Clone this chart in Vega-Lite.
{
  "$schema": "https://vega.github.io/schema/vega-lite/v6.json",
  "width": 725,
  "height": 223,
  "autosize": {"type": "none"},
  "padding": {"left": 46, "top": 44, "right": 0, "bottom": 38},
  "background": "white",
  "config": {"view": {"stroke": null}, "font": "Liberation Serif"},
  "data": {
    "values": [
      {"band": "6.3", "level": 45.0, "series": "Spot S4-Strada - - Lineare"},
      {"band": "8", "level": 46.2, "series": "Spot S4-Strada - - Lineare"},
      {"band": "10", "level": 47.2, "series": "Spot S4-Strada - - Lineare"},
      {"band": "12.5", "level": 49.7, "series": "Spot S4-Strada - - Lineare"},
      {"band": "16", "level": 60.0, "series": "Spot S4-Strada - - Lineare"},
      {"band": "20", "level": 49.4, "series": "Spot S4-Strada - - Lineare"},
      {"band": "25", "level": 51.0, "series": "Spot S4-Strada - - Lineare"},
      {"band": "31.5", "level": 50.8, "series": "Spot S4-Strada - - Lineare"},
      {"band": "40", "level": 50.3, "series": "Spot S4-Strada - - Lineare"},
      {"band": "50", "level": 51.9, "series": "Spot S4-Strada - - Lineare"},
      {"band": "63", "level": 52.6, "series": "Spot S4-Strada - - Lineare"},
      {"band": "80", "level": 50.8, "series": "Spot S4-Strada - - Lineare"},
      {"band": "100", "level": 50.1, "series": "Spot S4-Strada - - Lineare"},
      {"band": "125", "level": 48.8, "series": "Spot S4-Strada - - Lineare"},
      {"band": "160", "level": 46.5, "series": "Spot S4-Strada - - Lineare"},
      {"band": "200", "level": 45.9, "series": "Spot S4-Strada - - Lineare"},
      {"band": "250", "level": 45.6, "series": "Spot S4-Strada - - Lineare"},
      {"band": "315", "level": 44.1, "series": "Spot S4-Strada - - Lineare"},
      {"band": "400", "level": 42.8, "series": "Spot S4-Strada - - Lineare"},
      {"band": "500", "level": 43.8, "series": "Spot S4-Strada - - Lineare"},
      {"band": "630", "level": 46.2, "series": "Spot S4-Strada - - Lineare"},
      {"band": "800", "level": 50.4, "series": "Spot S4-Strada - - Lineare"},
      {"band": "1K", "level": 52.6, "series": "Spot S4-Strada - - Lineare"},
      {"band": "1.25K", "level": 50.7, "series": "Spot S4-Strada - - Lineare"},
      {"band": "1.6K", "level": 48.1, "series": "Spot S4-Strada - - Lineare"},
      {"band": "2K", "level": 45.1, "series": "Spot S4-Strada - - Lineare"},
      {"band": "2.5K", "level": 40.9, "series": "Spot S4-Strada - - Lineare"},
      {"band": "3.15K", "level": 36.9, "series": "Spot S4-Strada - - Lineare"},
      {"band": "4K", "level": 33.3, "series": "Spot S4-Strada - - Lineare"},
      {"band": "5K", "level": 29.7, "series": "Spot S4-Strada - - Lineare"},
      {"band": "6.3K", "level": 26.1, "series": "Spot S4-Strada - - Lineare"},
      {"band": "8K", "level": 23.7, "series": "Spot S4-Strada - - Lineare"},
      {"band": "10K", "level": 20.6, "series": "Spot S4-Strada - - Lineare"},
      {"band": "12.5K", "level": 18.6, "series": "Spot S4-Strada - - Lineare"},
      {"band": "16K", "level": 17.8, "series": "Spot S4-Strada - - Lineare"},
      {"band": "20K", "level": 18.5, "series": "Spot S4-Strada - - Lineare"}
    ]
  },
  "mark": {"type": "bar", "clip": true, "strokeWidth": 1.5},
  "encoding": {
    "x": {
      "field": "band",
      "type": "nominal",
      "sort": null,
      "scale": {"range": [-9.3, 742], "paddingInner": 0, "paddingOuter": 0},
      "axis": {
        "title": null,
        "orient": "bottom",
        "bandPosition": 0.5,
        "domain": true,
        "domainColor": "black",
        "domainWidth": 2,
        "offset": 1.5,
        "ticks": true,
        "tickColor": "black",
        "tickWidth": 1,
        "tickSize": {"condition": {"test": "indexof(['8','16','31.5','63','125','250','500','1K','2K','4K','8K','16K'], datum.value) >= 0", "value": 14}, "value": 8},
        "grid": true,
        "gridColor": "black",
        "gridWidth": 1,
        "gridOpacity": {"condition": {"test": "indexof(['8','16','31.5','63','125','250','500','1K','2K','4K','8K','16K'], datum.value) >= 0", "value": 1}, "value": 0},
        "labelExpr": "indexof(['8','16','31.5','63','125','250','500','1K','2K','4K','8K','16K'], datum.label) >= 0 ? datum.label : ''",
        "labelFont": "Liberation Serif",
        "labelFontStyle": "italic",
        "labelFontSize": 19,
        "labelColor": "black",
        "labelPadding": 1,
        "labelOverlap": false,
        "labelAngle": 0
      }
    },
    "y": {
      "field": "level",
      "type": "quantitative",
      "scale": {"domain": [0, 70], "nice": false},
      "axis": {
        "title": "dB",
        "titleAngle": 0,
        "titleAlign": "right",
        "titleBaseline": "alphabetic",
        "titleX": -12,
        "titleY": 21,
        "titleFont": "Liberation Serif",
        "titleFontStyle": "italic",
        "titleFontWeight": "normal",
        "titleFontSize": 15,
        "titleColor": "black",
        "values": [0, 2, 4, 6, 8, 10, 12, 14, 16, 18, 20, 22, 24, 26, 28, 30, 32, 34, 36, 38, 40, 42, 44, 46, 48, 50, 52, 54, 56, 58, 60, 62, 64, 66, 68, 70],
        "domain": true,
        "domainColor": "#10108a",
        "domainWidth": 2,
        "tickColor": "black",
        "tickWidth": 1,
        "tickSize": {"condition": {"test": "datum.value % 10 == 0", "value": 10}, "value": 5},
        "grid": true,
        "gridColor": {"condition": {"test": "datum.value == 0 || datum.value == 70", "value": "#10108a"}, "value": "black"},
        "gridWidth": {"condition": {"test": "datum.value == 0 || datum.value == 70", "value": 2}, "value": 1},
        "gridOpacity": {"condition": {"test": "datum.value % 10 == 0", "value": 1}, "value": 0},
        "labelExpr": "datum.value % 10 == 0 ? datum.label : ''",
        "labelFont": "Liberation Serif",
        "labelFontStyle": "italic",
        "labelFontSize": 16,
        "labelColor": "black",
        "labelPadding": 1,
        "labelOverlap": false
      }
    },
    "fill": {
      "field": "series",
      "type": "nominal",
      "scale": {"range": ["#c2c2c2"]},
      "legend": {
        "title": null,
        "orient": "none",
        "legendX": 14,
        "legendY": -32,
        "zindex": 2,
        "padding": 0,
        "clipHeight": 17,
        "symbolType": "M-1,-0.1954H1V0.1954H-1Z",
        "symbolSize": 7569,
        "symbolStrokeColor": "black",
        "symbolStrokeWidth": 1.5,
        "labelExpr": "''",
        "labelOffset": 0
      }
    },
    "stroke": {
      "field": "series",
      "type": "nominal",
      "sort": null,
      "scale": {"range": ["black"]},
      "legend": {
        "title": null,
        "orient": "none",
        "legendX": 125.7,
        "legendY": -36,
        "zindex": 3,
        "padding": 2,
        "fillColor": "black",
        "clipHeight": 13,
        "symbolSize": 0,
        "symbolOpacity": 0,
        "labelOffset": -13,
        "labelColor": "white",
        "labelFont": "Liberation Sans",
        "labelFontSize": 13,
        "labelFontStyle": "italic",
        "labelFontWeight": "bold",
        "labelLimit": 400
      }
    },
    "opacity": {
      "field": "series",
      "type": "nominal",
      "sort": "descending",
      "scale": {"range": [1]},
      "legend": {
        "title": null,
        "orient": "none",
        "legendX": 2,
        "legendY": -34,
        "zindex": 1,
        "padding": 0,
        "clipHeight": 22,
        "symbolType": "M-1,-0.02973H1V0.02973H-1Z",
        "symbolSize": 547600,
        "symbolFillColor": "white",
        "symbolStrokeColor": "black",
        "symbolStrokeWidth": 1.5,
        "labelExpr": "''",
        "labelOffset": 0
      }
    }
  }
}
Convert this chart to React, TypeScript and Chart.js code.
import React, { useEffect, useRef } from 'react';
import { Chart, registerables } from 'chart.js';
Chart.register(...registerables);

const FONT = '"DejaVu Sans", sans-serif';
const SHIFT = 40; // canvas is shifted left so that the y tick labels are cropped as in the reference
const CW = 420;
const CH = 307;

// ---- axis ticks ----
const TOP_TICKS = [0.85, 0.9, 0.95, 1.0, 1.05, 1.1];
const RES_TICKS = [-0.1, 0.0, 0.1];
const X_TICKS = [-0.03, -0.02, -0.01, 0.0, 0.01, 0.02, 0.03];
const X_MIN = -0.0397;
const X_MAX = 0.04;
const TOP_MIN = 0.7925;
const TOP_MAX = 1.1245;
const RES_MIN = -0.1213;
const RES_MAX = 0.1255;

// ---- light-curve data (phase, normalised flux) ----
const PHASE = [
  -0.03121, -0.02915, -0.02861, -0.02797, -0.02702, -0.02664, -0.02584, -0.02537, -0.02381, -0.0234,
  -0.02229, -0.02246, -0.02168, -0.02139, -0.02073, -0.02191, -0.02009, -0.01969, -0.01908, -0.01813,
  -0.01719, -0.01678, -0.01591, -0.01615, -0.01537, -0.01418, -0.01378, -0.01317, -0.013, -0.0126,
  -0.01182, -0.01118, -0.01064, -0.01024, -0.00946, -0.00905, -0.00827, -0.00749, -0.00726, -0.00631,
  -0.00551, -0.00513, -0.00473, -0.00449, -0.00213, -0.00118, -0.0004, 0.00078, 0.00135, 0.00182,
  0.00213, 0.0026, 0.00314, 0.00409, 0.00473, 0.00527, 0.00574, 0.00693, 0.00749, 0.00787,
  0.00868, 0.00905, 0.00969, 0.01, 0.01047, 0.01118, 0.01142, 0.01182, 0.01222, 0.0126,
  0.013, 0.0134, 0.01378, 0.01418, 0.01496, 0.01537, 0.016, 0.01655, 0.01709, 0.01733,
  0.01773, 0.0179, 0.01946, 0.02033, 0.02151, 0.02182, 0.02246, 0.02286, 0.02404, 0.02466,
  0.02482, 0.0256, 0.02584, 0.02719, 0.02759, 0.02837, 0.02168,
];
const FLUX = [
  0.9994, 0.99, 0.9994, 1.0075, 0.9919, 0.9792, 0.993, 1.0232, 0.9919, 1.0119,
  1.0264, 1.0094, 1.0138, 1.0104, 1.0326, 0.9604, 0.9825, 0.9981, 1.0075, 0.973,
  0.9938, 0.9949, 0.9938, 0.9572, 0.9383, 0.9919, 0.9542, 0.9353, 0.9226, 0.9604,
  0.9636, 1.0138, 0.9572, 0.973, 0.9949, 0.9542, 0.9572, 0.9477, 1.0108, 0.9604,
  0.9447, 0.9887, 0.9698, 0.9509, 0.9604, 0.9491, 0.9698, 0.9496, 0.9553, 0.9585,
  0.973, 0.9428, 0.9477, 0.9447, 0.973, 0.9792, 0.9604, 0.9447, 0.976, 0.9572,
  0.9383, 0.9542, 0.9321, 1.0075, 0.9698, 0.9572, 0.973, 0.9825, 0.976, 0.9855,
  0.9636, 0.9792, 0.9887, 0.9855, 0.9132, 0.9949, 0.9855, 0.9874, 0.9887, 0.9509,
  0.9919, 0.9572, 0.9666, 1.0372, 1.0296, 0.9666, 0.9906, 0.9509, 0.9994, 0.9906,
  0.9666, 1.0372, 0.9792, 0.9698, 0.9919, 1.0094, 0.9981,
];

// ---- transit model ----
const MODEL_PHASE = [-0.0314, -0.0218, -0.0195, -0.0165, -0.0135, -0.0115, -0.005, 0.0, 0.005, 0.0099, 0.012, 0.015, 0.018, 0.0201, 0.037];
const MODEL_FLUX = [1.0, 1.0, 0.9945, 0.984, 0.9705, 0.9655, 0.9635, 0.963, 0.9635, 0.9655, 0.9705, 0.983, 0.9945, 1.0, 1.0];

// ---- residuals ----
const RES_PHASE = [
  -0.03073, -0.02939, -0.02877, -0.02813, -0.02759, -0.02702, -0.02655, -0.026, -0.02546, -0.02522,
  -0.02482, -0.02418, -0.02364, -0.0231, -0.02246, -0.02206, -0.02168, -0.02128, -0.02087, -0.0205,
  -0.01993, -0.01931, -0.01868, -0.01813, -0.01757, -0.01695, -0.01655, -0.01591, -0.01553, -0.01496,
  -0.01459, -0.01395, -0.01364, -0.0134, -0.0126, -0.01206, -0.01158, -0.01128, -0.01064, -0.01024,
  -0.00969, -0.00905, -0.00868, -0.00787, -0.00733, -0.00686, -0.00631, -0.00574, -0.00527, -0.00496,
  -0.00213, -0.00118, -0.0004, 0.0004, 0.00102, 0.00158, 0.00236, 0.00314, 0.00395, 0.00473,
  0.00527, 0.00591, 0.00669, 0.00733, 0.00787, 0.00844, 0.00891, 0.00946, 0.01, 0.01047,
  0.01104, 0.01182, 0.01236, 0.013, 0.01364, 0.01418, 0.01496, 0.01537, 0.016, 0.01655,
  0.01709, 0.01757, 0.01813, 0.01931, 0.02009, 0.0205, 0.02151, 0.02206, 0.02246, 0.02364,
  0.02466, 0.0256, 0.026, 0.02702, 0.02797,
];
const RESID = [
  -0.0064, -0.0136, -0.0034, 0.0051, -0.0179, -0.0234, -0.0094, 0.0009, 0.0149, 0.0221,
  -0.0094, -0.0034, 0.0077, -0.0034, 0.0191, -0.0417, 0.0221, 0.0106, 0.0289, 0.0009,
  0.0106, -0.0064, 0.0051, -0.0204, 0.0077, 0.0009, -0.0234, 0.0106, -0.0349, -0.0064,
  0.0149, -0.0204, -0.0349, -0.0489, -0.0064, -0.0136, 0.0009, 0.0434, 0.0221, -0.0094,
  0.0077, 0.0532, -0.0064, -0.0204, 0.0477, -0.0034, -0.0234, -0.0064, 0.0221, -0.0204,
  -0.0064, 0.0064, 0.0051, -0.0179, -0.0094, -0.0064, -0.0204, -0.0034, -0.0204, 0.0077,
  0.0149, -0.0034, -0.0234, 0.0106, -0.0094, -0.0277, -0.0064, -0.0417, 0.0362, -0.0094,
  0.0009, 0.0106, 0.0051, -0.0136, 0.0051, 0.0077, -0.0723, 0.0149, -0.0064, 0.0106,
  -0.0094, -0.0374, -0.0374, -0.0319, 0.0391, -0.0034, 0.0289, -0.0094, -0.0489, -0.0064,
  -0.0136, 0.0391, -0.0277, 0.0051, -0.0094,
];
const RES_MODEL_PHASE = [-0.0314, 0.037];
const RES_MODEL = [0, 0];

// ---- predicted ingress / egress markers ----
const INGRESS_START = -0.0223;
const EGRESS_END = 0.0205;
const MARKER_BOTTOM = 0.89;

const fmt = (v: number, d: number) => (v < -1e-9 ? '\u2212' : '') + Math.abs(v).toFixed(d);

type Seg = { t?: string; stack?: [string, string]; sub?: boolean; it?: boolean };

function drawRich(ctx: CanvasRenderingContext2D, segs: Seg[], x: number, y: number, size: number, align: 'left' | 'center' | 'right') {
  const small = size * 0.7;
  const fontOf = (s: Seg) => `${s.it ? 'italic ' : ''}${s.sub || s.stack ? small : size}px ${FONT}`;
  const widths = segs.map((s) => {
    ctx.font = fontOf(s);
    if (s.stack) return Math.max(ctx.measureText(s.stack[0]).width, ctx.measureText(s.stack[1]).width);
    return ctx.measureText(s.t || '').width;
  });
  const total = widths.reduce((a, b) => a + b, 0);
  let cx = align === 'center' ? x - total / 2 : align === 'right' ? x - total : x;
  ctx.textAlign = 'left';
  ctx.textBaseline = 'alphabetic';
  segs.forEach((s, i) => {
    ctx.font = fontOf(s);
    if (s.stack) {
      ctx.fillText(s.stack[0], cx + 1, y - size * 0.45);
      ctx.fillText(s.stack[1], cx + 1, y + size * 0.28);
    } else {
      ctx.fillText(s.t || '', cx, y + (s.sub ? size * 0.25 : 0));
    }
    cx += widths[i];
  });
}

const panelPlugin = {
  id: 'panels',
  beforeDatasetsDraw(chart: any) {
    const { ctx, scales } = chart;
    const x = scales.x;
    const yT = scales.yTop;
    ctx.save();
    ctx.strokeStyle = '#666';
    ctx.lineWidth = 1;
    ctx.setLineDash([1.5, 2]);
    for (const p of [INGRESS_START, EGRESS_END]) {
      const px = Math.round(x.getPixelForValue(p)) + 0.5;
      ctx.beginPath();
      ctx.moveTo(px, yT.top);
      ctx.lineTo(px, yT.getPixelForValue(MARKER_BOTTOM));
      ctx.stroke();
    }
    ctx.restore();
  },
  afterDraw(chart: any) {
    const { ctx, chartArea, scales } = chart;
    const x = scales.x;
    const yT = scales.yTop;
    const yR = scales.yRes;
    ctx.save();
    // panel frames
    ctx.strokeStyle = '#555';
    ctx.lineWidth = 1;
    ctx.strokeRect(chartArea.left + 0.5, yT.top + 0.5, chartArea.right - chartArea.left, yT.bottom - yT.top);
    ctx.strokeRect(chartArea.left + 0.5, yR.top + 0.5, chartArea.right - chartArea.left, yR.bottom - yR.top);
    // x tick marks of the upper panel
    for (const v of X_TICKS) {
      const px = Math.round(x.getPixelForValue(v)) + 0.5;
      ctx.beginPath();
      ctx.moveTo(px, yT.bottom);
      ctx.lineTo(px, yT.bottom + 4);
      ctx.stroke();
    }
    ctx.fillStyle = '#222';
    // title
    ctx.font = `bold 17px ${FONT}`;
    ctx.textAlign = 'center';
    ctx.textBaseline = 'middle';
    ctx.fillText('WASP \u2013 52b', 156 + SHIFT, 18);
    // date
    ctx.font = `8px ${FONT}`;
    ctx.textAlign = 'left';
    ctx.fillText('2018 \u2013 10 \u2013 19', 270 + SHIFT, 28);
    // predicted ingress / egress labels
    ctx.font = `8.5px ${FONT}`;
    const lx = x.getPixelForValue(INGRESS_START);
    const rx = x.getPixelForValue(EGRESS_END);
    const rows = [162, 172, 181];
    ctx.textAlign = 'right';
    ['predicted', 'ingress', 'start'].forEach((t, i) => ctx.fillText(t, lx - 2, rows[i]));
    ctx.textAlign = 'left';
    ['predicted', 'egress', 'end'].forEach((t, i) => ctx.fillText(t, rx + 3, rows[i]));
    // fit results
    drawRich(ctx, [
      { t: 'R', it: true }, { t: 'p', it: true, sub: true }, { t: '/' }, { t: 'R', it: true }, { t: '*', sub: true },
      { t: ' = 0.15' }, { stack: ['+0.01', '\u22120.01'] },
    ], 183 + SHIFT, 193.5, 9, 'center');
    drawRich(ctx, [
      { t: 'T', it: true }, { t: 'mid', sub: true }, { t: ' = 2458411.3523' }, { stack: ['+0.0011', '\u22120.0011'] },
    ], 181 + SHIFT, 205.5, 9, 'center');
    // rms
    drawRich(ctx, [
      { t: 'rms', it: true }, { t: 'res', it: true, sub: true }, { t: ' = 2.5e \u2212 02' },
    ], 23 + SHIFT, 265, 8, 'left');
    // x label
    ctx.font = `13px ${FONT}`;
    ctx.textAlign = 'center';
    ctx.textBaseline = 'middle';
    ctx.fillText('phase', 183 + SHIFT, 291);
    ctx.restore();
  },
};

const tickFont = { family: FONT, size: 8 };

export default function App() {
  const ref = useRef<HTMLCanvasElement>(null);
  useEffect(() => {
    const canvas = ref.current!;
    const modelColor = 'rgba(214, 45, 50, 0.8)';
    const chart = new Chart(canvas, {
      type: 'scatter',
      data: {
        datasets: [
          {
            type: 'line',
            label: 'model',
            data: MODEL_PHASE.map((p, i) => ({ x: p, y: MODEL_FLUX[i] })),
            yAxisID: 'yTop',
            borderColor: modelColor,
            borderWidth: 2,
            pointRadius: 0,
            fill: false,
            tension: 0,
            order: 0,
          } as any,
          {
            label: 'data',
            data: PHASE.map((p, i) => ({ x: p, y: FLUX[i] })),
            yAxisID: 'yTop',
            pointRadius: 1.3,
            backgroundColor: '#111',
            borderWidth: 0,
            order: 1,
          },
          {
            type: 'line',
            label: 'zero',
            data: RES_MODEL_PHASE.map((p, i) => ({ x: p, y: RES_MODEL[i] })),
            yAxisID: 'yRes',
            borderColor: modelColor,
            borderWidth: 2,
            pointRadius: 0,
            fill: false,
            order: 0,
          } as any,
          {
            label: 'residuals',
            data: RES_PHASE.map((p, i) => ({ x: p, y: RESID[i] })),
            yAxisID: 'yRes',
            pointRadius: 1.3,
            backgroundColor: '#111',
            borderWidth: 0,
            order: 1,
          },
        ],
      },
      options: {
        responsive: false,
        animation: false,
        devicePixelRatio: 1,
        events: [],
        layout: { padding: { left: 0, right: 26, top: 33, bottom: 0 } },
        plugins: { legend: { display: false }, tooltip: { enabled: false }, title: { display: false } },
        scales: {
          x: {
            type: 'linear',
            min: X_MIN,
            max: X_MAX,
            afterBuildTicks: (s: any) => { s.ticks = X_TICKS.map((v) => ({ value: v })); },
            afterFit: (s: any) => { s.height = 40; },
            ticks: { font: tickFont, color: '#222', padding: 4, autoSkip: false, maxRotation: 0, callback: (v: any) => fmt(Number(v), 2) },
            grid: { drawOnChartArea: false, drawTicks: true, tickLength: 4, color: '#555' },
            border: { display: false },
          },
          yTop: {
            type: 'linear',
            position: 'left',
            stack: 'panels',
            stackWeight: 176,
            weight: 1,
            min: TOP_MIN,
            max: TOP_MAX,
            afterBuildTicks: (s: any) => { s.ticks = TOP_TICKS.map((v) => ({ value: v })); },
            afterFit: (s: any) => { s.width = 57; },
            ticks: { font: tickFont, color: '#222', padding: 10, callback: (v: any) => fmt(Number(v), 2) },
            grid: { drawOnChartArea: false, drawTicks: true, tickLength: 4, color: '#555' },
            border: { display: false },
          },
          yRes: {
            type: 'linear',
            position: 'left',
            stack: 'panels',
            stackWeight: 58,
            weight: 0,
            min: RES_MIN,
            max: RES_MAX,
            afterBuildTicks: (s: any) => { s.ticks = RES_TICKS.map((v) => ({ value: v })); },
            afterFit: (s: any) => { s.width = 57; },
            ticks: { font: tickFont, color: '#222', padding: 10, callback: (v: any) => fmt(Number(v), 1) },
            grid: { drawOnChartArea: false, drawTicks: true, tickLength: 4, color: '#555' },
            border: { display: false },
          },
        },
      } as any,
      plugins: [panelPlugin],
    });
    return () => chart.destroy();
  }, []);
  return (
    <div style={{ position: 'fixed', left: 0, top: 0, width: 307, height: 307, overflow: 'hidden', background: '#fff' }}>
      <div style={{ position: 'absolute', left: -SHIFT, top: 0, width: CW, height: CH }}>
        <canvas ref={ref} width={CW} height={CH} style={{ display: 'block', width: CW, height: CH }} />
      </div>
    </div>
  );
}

########################################

Within the listing above, copy each line that has the string "React".

Convert this chart to React, TypeScript and Chart.js code.
import React, { useEffect, useRef } from 'react';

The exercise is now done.